Kunci dari perbedaan pendapat terkait dengan pembahasan RUU Cipta Kerja ialah dialog. Proses demokrasi hanya bisa dimunginkan dengan dialog. Ketika ada pihak tertentu yang sejak awal menolak dialog, kesepahaman tidak akan mungkin tercapai. Di satu sisi, pemerintah dan DPR melihat RUU Cipta Kerja ini merupakan satu formulasi untuk keluar dari krisis akibat pandemi. Namun, di sisi lain ada pandangan yang berbeda terhadap RUU Cipta Kerja.
”Untuk bisa mencapai kesepahaman, maka frekuensinya harus sama. Tidak bisa mereka berada pada frekuensi AM dan kami di frekuensi FM. Sampai kapan pun tidak akan bertemu. Oleh karena itu, ruang dialog haruslah dibuka,” kata Willy.
Dihubungi terpisah, peneliti Forum Masyarakat Peduli Parlemen Indonesia (Formappi), Lucius Karus, mengatakan, kesediaan sejumlah kelompok buruh untuk masuk ke dalam tim kerja bersama dengan DPR adalah langkah bagus membuka ruang komunikasi.
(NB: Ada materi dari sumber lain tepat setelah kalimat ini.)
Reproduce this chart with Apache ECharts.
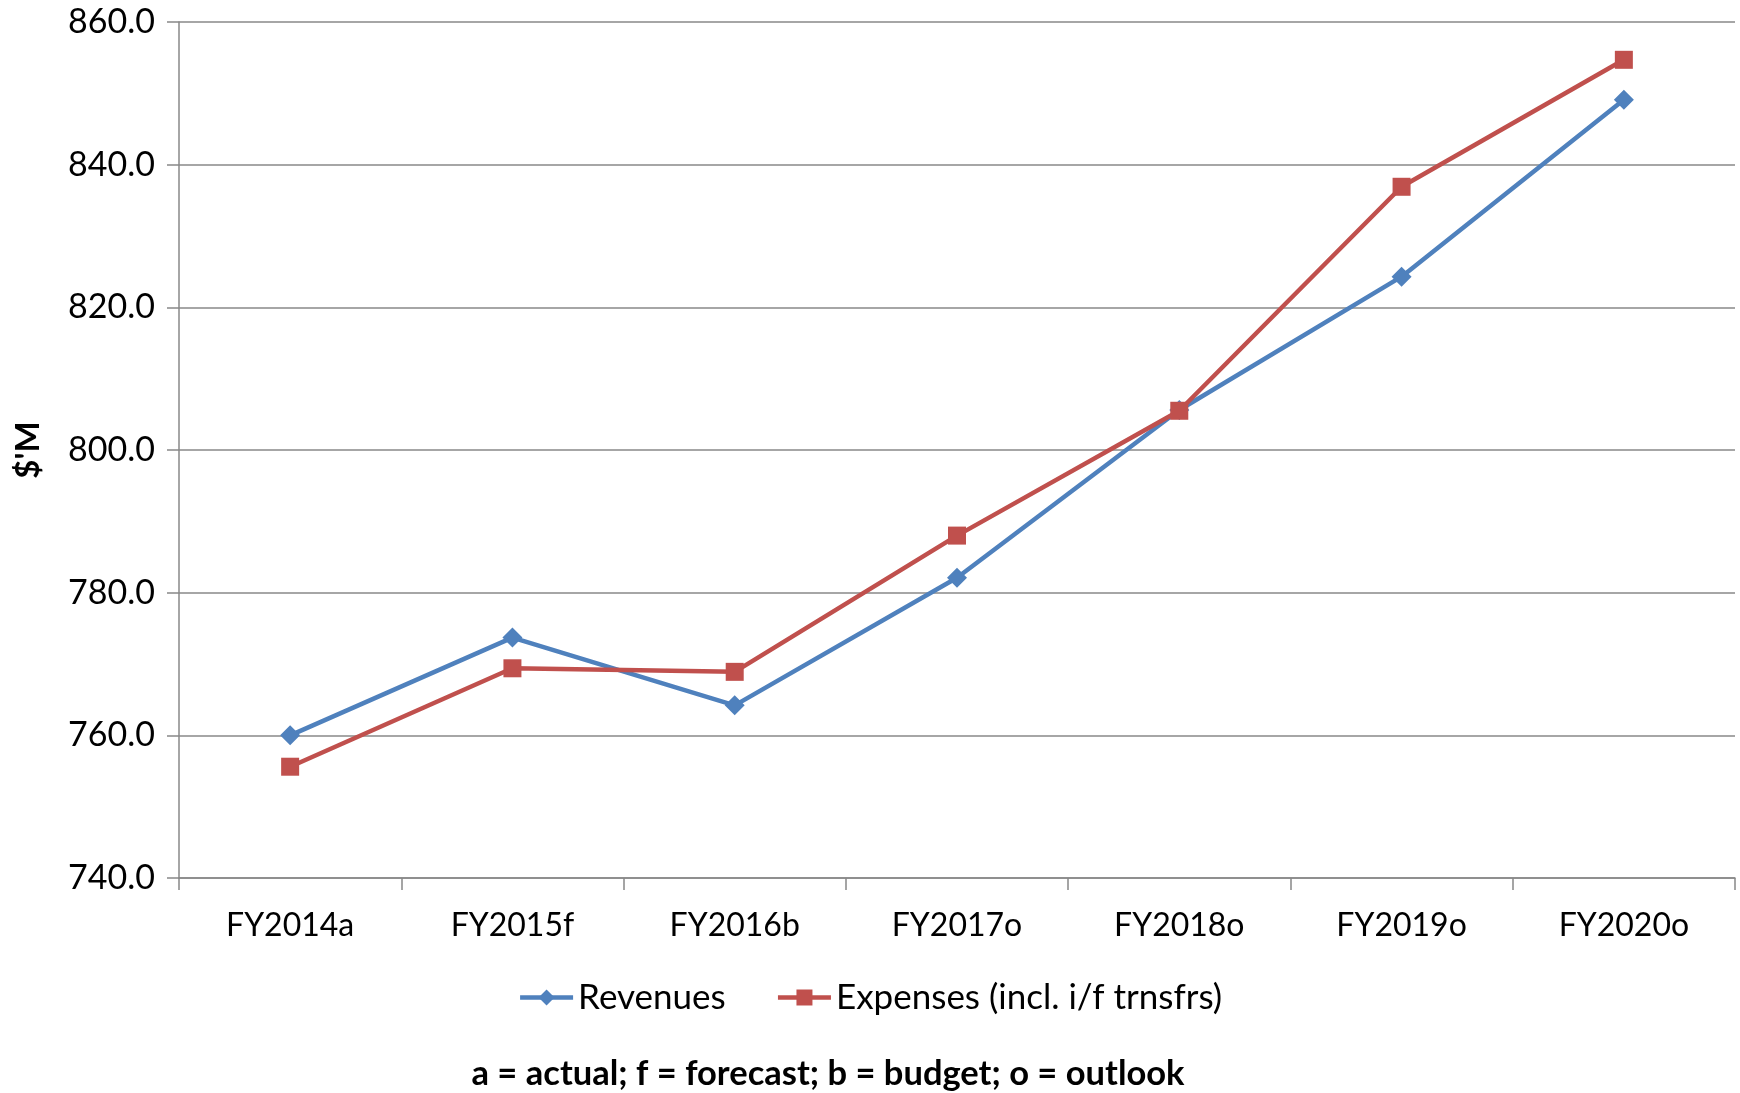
<!DOCTYPE html>
<html>
<head>
<meta charset="utf-8">
<script src="https://cdn.jsdelivr.net/npm/echarts@6/dist/echarts.min.js"></script>
<style>
html,body{margin:0;padding:0;background:#fff;}
#chart{width:1740px;height:1093px;}
</style>
</head>
<body>
<div id="chart"></div>
<script>
const categories = ['FY2014a','FY2015f','FY2016b','FY2017o','FY2018o','FY2019o','FY2020o'];
const revenues = [760.0, 773.7, 764.2, 782.1, 805.6, 824.3, 849.1];
const expenses = [755.6, 769.4, 768.9, 788.0, 805.5, 836.9, 854.7];
const seriesNames = ['Revenues', 'Expenses (incl. i/f trnsfrs)'];
const yAxisTitle = "$'M";
const footnote = 'a = actual; f = forecast; b = budget; o = outlook';

const FONT = 'Lato, "Open Sans", sans-serif';
const BLUE = '#4F81BD', RED = '#C0504D';
const chart = echarts.init(document.getElementById('chart'));
chart.setOption({
  backgroundColor: '#fff',
  animation: false,
  grid: {left: 179, right: 5, top: 22, bottom: 215, containLabel: false},
  xAxis: {
    type: 'category',
    data: categories,
    boundaryGap: true,
    axisLine: {lineStyle: {color: '#888', width: 1.5}},
    axisTick: {show: true, length: 12, alignWithLabel: false, lineStyle: {color: '#888', width: 1.5}},
    axisLabel: {color: '#000', fontSize: 32, fontFamily: FONT, margin: 32}
  },
  yAxis: {
    type: 'value',
    min: 740, max: 860, interval: 20,
    axisLine: {show: true, lineStyle: {color: '#888', width: 1.5}},
    axisTick: {show: true, length: 12, inside: false, lineStyle: {color: '#888', width: 1.5}},
    splitLine: {show: true, lineStyle: {color: '#888', width: 1.5}},
    axisLabel: {color: '#000', fontSize: 34, fontFamily: FONT, margin: 24,
      formatter: v => v.toFixed(1)}
  },
  legend: {
    left: 'center', top: 975,
    itemWidth: 53, itemHeight: 20, itemGap: 50,
    textStyle: {color: '#000', fontSize: 35, fontFamily: FONT},
    data: [
      {name: seriesNames[0], lineStyle: {width: 4.5, color: BLUE}, itemStyle: {color: BLUE}},
      {name: seriesNames[1], lineStyle: {width: 4.5, color: RED}, itemStyle: {color: RED}}
    ]
  },
  graphic: [
    {type: 'text', x: 28, y: 450, rotation: Math.PI/2,
      style: {text: yAxisTitle, fill: '#000', font: 'bold 33px ' + FONT, textAlign: 'center', textVerticalAlign: 'middle'}},
    {type: 'text', x: 828, y: 1074,
      style: {text: footnote, fill: '#000', font: 'bold 34.5px ' + FONT, textAlign: 'center', textVerticalAlign: 'middle'}}
  ],
  series: [
    {name: seriesNames[0], type: 'line', data: revenues,
      symbol: 'diamond', symbolSize: 20, showAllSymbol: true,
      lineStyle: {color: BLUE, width: 4.5},
      itemStyle: {color: BLUE}, z: 2},
    {name: seriesNames[1], type: 'line', data: expenses,
      symbol: 'rect', symbolSize: 18, showAllSymbol: true,
      lineStyle: {color: RED, width: 4.5},
      itemStyle: {color: RED}, z: 3}
  ]
});
</script>
</body>
</html>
Namun, hal ini tidak bisa serta-merta dimanfaatkan oleh DPR untuk melegitimasi dukungan publik terhadap RUU Cipta Kerja. Sebab, masih banyak masyarakat yang keberatan dengan RUU tersebut.
”Ada banyak kelompok lain yang masing-masing menyoroti isi RUU tersebut. Bahkan, sebagian langsung menyatakan penolakan. Kelompok-kelompok ini juga merupakan bagian dari publik yang derajatnya sama dengan kelompok buruh. Oleh karena itu, perlu diberi kesempatan yang sama oleh DPR untuk menyampaikan sikap dan pandangan mereka,” tuturnya.